You become forgetful
Another effect of sleep deprivation is an inability to retain memories. Not getting enough sleep interferes with your ability to focus and learn efficiently, which is essential for you to remember something.
Research shows that sleep strengthens nerve connections involved in memory, and also helps consolidate new information into memories. Not getting enough shut-eye interferes with this, especially since you need enough REM (rapid eye movement) sleep in order for your brain to solidify memories.
REM sleep is where you move information from your short term memory to your long term memory, and when you do not get enough sleep, you miss out on REM, and this has an effect on your memory.
You get irritable
There is a chance that you have noticed that you wake up “on the wrong side of the bed” if you haven’t gotten enough shut-eye.
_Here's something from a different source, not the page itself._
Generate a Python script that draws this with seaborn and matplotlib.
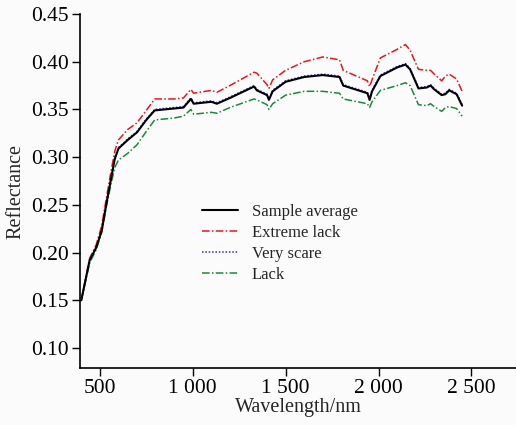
import matplotlib
matplotlib.use("Agg")
import matplotlib.pyplot as plt
import seaborn as sns
import pandas as pd

wavelength = [400, 445, 480, 510, 535, 560, 580, 600, 650, 700, 750, 795, 900, 950, 990, 1005,
              1100, 1130, 1200, 1330, 1345, 1400, 1410, 1430, 1500, 1600, 1700, 1790,
              1810, 1940, 1952, 1965, 2010, 2100, 2145, 2170, 2215, 2260, 2280, 2300,
              2340, 2360, 2380, 2420, 2450]

sample_average = [0.150, 0.192, 0.205, 0.223, 0.251, 0.277, 0.298, 0.309, 0.318, 0.326, 0.339, 0.349,
                  0.351, 0.352, 0.361, 0.356, 0.358, 0.356, 0.362, 0.374, 0.370, 0.365,
                  0.360, 0.369, 0.379, 0.384, 0.386, 0.384, 0.375, 0.367, 0.360, 0.369,
                  0.385, 0.394, 0.397, 0.392, 0.372, 0.373, 0.375, 0.371, 0.365, 0.366,
                  0.370, 0.366, 0.354]

extreme_lack = [0.150, 0.194, 0.208, 0.228, 0.257, 0.285, 0.306, 0.318, 0.329, 0.336, 0.349, 0.361,
                0.361, 0.362, 0.371, 0.367, 0.370, 0.368, 0.375, 0.389, 0.388, 0.376,
                0.372, 0.381, 0.391, 0.400, 0.405, 0.402, 0.391, 0.380, 0.374, 0.381,
                0.404, 0.413, 0.418, 0.412, 0.392, 0.391, 0.391, 0.387, 0.380, 0.385,
                0.387, 0.382, 0.369]

very_scare = [0.150, 0.192, 0.206, 0.224, 0.252, 0.278, 0.299, 0.310, 0.319, 0.327, 0.340, 0.350,
              0.352, 0.353, 0.362, 0.357, 0.359, 0.357, 0.363, 0.375, 0.371, 0.366,
              0.361, 0.370, 0.380, 0.385, 0.387, 0.385, 0.376, 0.368, 0.361, 0.370,
              0.386, 0.395, 0.398, 0.393, 0.373, 0.374, 0.376, 0.372, 0.366, 0.367,
              0.371, 0.367, 0.355]

lack = [0.150, 0.189, 0.203, 0.221, 0.248, 0.272, 0.289, 0.297, 0.304, 0.313, 0.327, 0.339,
        0.341, 0.343, 0.350, 0.345, 0.347, 0.346, 0.352, 0.361, 0.360, 0.355,
        0.350, 0.356, 0.365, 0.369, 0.369, 0.367, 0.361, 0.356, 0.352, 0.358,
        0.370, 0.375, 0.378, 0.375, 0.355, 0.354, 0.356, 0.353, 0.348, 0.352,
        0.353, 0.351, 0.343]

series_names = ["Sample average", "Extreme lack", "Very scare", "Lack"]
xticks = [500, 1000, 1500, 2000, 2500]
xtick_labels = ["500", "1 000", "1 500", "2 000", "2 500"]
yticks = [0.10, 0.15, 0.20, 0.25, 0.30, 0.35, 0.40, 0.45]
ytick_labels = ["0.10", "0.15", "0.20", "0.25", "0.30", "0.35", "0.40", "0.45"]

sns.set_style("ticks")
plt.rcParams["font.family"] = ["Liberation Serif", "DejaVu Serif"]

df = pd.DataFrame({
    "Wavelength": wavelength * 4,
    "Reflectance": sample_average + extreme_lack + very_scare + lack,
    "Series": sum([[n] * len(wavelength) for n in series_names], []),
})

fig = plt.figure(figsize=(5.16, 4.25), dpi=100, facecolor="#fbfbfb")
ax = fig.add_axes([0.155, 0.134, 0.845, 0.833])
ax.set_facecolor("#fbfbfb")

styles = {
    "Sample average": dict(color="black", linestyle="-", linewidth=1.5),
    "Extreme lack": dict(color="#e8161b", linestyle=(0, (5, 1.5, 1, 1.5)), linewidth=1.1),
    "Very scare": dict(color="#3030c0", linestyle=(0, (1, 1.2)), linewidth=1.1),
    "Lack": dict(color="#1a8a3a", linestyle=(0, (5, 1.5, 1, 1.5)), linewidth=1.1),
}
order = ["Extreme lack", "Lack", "Very scare", "Sample average"]
for name in order:
    sub = df[df["Series"] == name]
    sns.lineplot(data=sub, x="Wavelength", y="Reflectance", ax=ax, label=name,
                 **styles[name])

handles, labels = ax.get_legend_handles_labels()
hmap = dict(zip(labels, handles))
ax.legend([hmap[n] for n in series_names], series_names, loc="upper left",
          bbox_to_anchor=(0.245, 0.505), frameon=False, fontsize=12,
          handlelength=2.2, handletextpad=0.8, labelspacing=0.3)

ax.set_xlim(393, 2740)
ax.set_ylim(0.079, 0.45)
ax.set_xticks(xticks)
ax.set_xticklabels(xtick_labels)
ax.set_yticks(yticks)
ax.set_yticklabels(ytick_labels)
ax.tick_params(direction="out", length=6, width=1, labelsize=15.5, colors="black", pad=2)
ax.set_xlabel("Wavelength/nm", fontsize=14.5, labelpad=0)
ax.set_ylabel("Reflectance", fontsize=14.5, labelpad=4)
for s in ["top", "right"]:
    ax.spines[s].set_visible(False)
for s in ["left", "bottom"]:
    ax.spines[s].set_linewidth(1.2)
    ax.spines[s].set_color("black")

fig.savefig("out.png", dpi=100, facecolor=fig.get_facecolor())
Sleep deprivation affects mood, and it makes you see everything in a more negative light because your emotions are far more volatile when sleep deprived.
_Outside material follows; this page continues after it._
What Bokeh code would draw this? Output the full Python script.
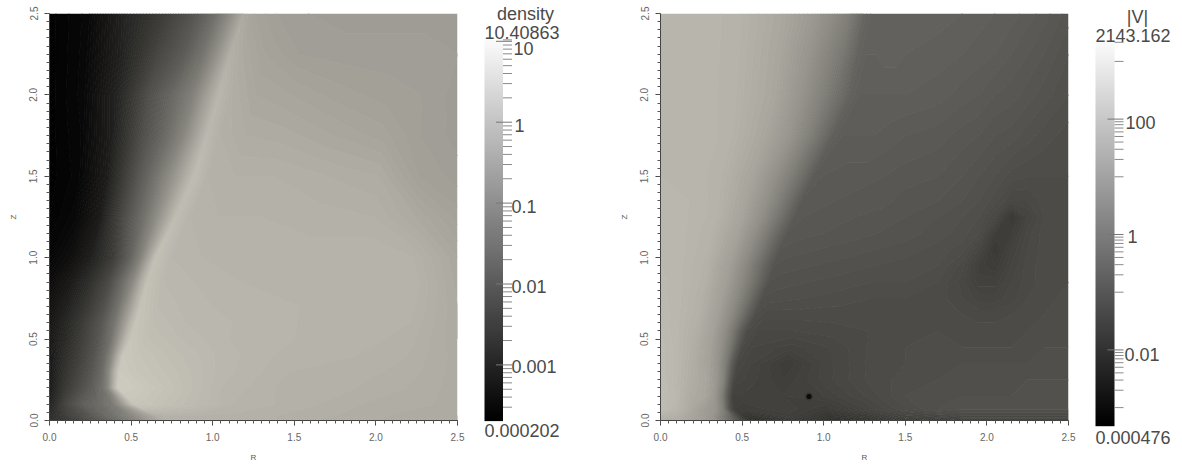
from bokeh.core.properties import value
from bokeh.embed import file_html
from bokeh.layouts import column, row
from bokeh.models import NumeralTickFormatter, LinearColorMapper, Range1d, SingleIntervalTicker
from bokeh.plotting import figure
from bokeh.resources import INLINE
import numpy as np

# Left panel: each row follows the bright ridge. Values are grey levels (0-255),
# at fractions of the way from R=0 to the ridge (8 values) and from the ridge to R=2.5 (7 values).
density_z = [2.5, 2.25, 2.0, 1.75, 1.5, 1.25, 1.0, .85, .7, .6, .5, .4, .3, .2, .1, .03, 0]
density_ridge_R = [1.19, 1.11, 1.04, .965, .89, .775, .65, .6, .56, .53, .5, .45, .43, .42, .52, .65, .75]
density_grey = [
 [3,9,38,62,85,108,138,168, 162,158,156,155,155,155,155],
 [3,9,35,70,92,115,145,174, 168,162,158,157,157,157,156],
 [3,9,36,82,108,128,158,180, 172,166,164,161,159,158,155],
 [3,8,32,80,108,132,160,182, 174,170,169,166,163,158,155],
 [3,7,30,82,118,145,168,186, 176,174,174,172,170,160,157],
 [4,9,28,78,112,140,166,186, 178,176,176,175,174,168,161],
 [8,16,33,60,95,125,160,190, 180,178,178,177,178,176,166],
 [14,26,45,72,108,135,168,190, 182,180,178,178,178,178,167],
 [20,34,54,80,112,145,172,192, 184,181,179,178,178,177,168],
 [24,40,60,85,115,148,175,193, 186,182,180,178,177,176,168],
 [26,42,62,85,112,148,178,194, 188,184,180,178,177,175,168],
 [26,45,62,82,105,135,170,196, 192,187,181,177,176,174,169],
 [26,48,66,85,105,135,175,198, 194,189,181,176,175,173,169],
 [28,52,72,90,108,130,170,200, 198,191,180,175,174,172,169],
 [35,70,95,108,122,150,175,194, 192,186,178,175,172,171,169],
 [44,68,88,112,130,148,160,172, 176,176,175,173,171,169,168],
 [48,64,88,115,140,160,170,176, 176,176,175,172,170,169,168],
]
density_left_fraction = [0, .2, .4, .6, .75, .85, .93, 1]
density_right_fraction = [.05, .15, .3, .5, .7, .85, 1]

# Right panel: each row follows the edge between the light and the dark region.
speed_z = [2.5, 2.25, 2.0, 1.75, 1.5, 1.35, 1.25, 1.15, 1.05, .95, .85, .75, .65, .55, .45, .35, .25, .15, .07, .02, 0]
speed_edge_R = [1.24, 1.2, 1.16, 1.05, .93, .86, .82, .77, .73, .69, .66, .62, .58, .53, .5, .47, .45, .44, .45, .52, .55]
speed_grey = [
 [178,180,176,166,152,138,125,102, 97,97,97,98, 98,97,96,95,94,93,91,89,85],
 [178,180,176,165,148,132,118,100, 96,96,97,97, 96,95,94,93,92,90,88,86,82],
 [179,180,176,165,145,128,112,98, 94,94,94,94, 94,93,91,90,88,87,85,83,80],
 [180,180,177,165,148,130,112,96, 92,92,92,91, 90,89,87,86,84,83,81,79,77],
 [180,180,176,163,143,125,108,92, 90,89,89,88, 87,86,84,82,80,77,76,76,76],
 [181,180,177,163,143,124,106,90, 89,88,87,87, 85,84,82,80,77,72,72,75,76],
 [181,180,177,163,142,122,104,89, 88,87,86,85, 84,82,80,78,72,56,68,74,76],
 [182,180,176,162,140,120,102,88, 87,86,85,84, 83,81,79,76,62,62,71,75,76],
 [182,180,176,160,138,118,100,86, 85,84,83,82, 81,79,77,70,56,66,72,75,76],
 [182,180,175,158,135,115,98,84, 83,82,81,80, 79,78,73,63,60,68,73,75,76],
 [183,180,175,158,135,115,97,82, 81,80,79,78, 78,76,71,65,65,70,73,75,76],
 [183,180,174,158,135,115,96,80, 79,78,77,76, 76,75,72,69,69,71,74,75,77],
 [184,180,174,158,135,114,94,78, 75,75,75,75, 76,75,74,73,73,74,75,76,77],
 [184,180,173,160,138,115,92,76, 72,72,73,74, 76,76,75,75,75,75,76,77,78],
 [185,181,172,160,140,118,92,74, 70,67,70,74, 76,77,76,76,76,76,77,78,78],
 [185,181,172,162,145,122,90,72, 69,60,69,74, 76,77,78,78,78,78,78,79,79],
 [186,181,172,165,150,130,95,70, 68,62,69,74, 77,78,79,79,79,79,80,80,80],
 [186,182,170,165,150,125,90,66, 66,64,66,72, 78,79,80,80,80,80,81,81,81],
 [186,180,168,155,148,125,85,64, 62,66,60,68, 76,80,81,81,81,81,81,81,81],
 [176,172,162,150,120,95,70,55, 52,62,52,58, 66,68,70,70,70,70,70,70,70],
 [172,170,160,145,115,88,65,52, 48,58,48,52, 62,64,66,66,66,66,66,66,66],
]
speed_left_fraction = [0, .2, .4, .6, .75, .85, .93, 1]
speed_mid_fraction = [.25, .5, .75]
speed_fixed_R = [1.5, 1.7, 1.85, 1.95, 2.05, 2.15, 2.25, 2.35, 2.5]
speed_dark_spot_R = [0.91]
speed_dark_spot_Z = [0.147]

density_min, density_max = 0.000202, 10.40863
speed_min, speed_max = 0.000476, 2143.162
density_major = [10, 1, 0.1, 0.01, 0.001]
density_major_labels = ["10", "1", "0.1", "0.01", "0.001"]
density_minor = [10.40863, 9, 8, 7, 6, 5, 4, 3, 2, .9, .8, .7, .6, .5, .4, .3, .2, .09, .08, .07, .06, .05, .04,
                 .03, .02, .009, .008, .007, .006, .005, .004, .003, .002, .0009, .0008, .0007, .0006, .0005,
                 .0004, .0003]
speed_major = [100, 1, 0.01]
speed_major_labels = ["100", "1", "0.01"]
speed_minor = [2143.162, 1000, 90, 80, 70, 60, 50, 40, 30, 20, 10, .9, .8, .7, .6, .5, .4, .3, .2, .1,
               .009, .008, .007, .006, .005, .004, .003, .002, .001]


def warm(g):
    return "#%02x%02x%02x" % (min(255, round(g * 1.03)), min(255, round(g * 1.015)), round(g * 0.965))


LEVELS = list(range(0, 258, 2))
WARM = [warm(g) for g in LEVELS[:-1]]
WARM_LINES = [warm(g) for g in LEVELS]
GREY = ["#%02x%02x%02x" % (g, g, g) for g in range(256)]
FONT = "Liberation Sans"
H = 464


def panel(xs, ys, grid, width, left, right):
    p = figure(width=width, height=H, x_range=Range1d(0, 2.5), y_range=Range1d(0, 2.5),
               toolbar_location=None, output_backend="svg", min_border_left=left, min_border_right=right,
               min_border_top=13, min_border_bottom=43, x_axis_label="R", y_axis_label="Z")
    p.contour(xs, ys, np.array(grid, dtype=float), levels=LEVELS, fill_color=WARM, line_color=WARM_LINES, line_width=1.2)
    p.grid.visible = False
    p.outline_line_color = None
    for ax in (p.xaxis[0], p.yaxis[0]):
        ax.ticker = SingleIntervalTicker(interval=0.5, num_minor_ticks=10)
        ax.formatter = NumeralTickFormatter(format="0.0")
        ax.major_tick_in = 0
        ax.major_tick_out = 5
        ax.minor_tick_in = 0
        ax.minor_tick_out = 3
        ax.axis_line_color = "#444444"
        ax.major_tick_line_color = "#444444"
        ax.minor_tick_line_color = "#555555"
        ax.major_label_text_font = FONT
        ax.major_label_text_font_size = "10px"
        ax.major_label_text_color = "#666666"
        ax.axis_label_text_font = FONT
        ax.axis_label_text_font_size = "8px"
        ax.axis_label_text_font_style = "normal"
        ax.axis_label_text_color = "#555555"
        ax.axis_label_standoff = 9
        ax.major_label_standoff = 7
    p.yaxis[0].major_label_orientation = "vertical"
    return p


def bar(x0, width, bar_x, bar_w, decade_px, one_px, low, high, major, labels, minor, label_xs, label_offs, texts):
    to_val = lambda py: 10 ** ((one_px - py) / decade_px)
    p = figure(width=width, height=H, y_axis_type="log", x_range=Range1d(x0, x0 + width),
               y_range=Range1d(to_val(H), to_val(0)), toolbar_location=None, output_backend="svg",
               min_border=0, x_axis_location=None, y_axis_location=None, outline_line_color=None)
    ramp = np.linspace(0, 250, 256).reshape(-1, 1)
    p.image(image=[ramp], x=bar_x, y=low, dw=bar_w, dh=high - low,
            color_mapper=LinearColorMapper(palette=GREY, low=0, high=255))
    p.grid.visible = False
    right = bar_x + bar_w
    p.segment(x0=[right] * len(minor), x1=[right + 9] * len(minor), y0=minor, y1=minor, line_color="#8a8a8a", line_width=1)
    p.segment(x0=[right - 7] * len(major), x1=[right + 9] * len(major), y0=major, y1=major, line_color="#777777", line_width=1)
    p.text(x=label_xs, y=major, text=labels, y_offset=label_offs, text_font=value(FONT), text_font_size="18px",
           text_color="#4a4a4a", text_baseline="middle", text_align="left")
    for s, x, py, align in texts:
        p.text(x=[x], y=[to_val(py)], text=[s], text_font=value(FONT), text_font_size="18px",
               text_color="#4a4a4a", text_baseline="middle", text_align=align)
    return p


left_x = np.array([[r * f for f in density_left_fraction] + [r + (2.5 - r) * g for g in density_right_fraction]
                   for r in density_ridge_R])
left_y = np.array([[z] * 15 for z in density_z])
right_x = np.array([[b * f for f in speed_left_fraction] + [b + .06]
                    + [b + .06 + (1.5 - b - .06) * m for m in speed_mid_fraction] + speed_fixed_R
                    for b in speed_edge_R])
right_y = np.array([[z] * 21 for z in speed_z])

p1 = panel(left_x[::-1], left_y[::-1], density_grey[::-1], 480, 49, 23)
b1 = bar(480, 120, 484, 18.5, 80.9, 121.7, density_min, density_max, density_major, density_major_labels, density_minor,
         [513, 514, 511, 511, 511], [7, 3, 3, 2, 2],
         [("density", 525, 13, "center"), ("10.40863", 484, 32, "left"), ("0.000202", 484, 430, "left")])
p2 = panel(right_x[::-1], right_y[::-1], speed_grey[::-1], 490, 60, 22)
p2.scatter(speed_dark_spot_R, speed_dark_spot_Z, size=8, color="#222222", alpha=0.35, line_color=None)
p2.scatter(speed_dark_spot_R, speed_dark_spot_Z, size=5, color="#0a0a0a", line_color=None)
b2 = bar(1090, 92, 1095, 19, 57.7, 234.0, speed_min, speed_max, speed_major, speed_major_labels, speed_minor,
         [1125, 1127, 1124], [3, 2, 5],
         [("|V|", 1137, 16, "center"), ("2143.162", 1095, 35, "left"), ("0.000476", 1095, 437, "left")])

open("out.html", "w").write(file_html(row(column(p1), column(b1), column(p2), column(b2), spacing=0), INLINE))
While the reason for this is not completely known, experts say it is most likely another way your brain doesn’t function well without sleep. The area of your brain [frontal lobe] that’s in charge of thinking, reasoning, and logic usually balances the area of your brain [amygdala] involved with emotions such as fear, anxiety, aggression, and arousal.
MRI brain scans on people who have not had enough sleep show a decrease in connection between these brain centers, which increases reactivity, fear, and anger.
You’re More Likely To Suffer From Depression
Another mood disorder linked to lack of sleep is depression. While the specific brain mechanisms are not known, one major study found that people with chronic insomnia were ten times more likely to develop depression.
Sleep apnea, a breathing issue while sleeping, is also linked with depression, as one study showed that people who were depressed were five times as likely to have the condition.
Because lack of sleep and depression are so interconnected, it can be hard to tease out which came first.
You Make Bad Judgments
Sleep has been shown to increase risk-taking behaviour. In a study of pediatric residents on 24-hour shifts, the doctors made riskier medical decisions if they hadn’t gotten at least an hour nap.
But even if your job seems to have less potential for disaster, your performance at work may still suffer because of poor problem solving, higher risk-taking, and poor management style without sleep.
Your Brain Doesn’t Function As It Should
Insufficient sleep is a public health problem, with more and more adults worldwide getting less than the recommended seven to eight hours per night.
When you fail to get adequate sleep—whether due to a chronic issue like sleep apnea, lifestyle reasons like long work hours or raising young children, or bad habits like spending time on social media and the Internet before bed—it takes a toll on your brain’s ability to function.
MRI imaging shows lack of sleep reduces blood flow to areas of the brain that control higher level thought processes. This invariably impairs your problem-solving abilities, slows your cognitive speed, and decreases constructive thinking skills and logical reasoning.